If we look around, there are reasons. The land, shaped by volcanic activity, is dramatic, and these shapes were echoed in the iconic stepped pyramids of Teotihuacan and Tenochtitlan.
The plants are sculptural.
The people themselves are monumental and beautiful.
There is a long history of form-emphatic art, from the very early Olmec heads (around 1000 BC)...
...through the long pre-Columbian period of remarkable ceramic sculpture...
...combined later with the Spanish wood-carving tradition.
Form finds expression in literal, representational ways, but also in abstraction: Mexico has a strong tradition of graphic design, surface decoration, typography, and pattern.

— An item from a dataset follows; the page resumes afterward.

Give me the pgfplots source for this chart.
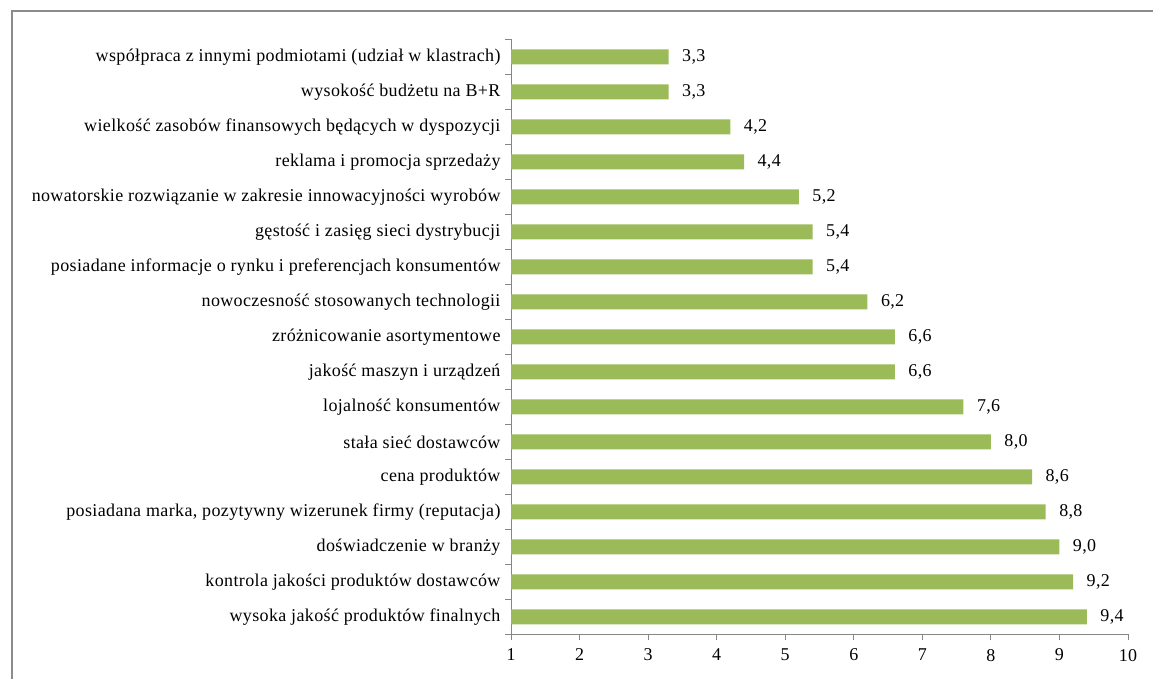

I'm always fascinated to see contemporary expressions of these traditions. While at the Museo Franz Mayer for the Decorative Arts, we saw an exhibition of contemporary ceramics. It was in two parts: a biennial competition for functional ceramics, and a separate room containing (mostly large) works by master living ceramic artists. I was crazy about some of these latter pieces and took pictures to show you:
Cactus, by Javier Villegas
Bodegon con taza y peces, by the same artist.
Florero, by Marta Ovalle
Horizontes continuos, by Gloria Carrasco. Each of these pieces is about two feet in the widest dimension. Aren't they beautiful?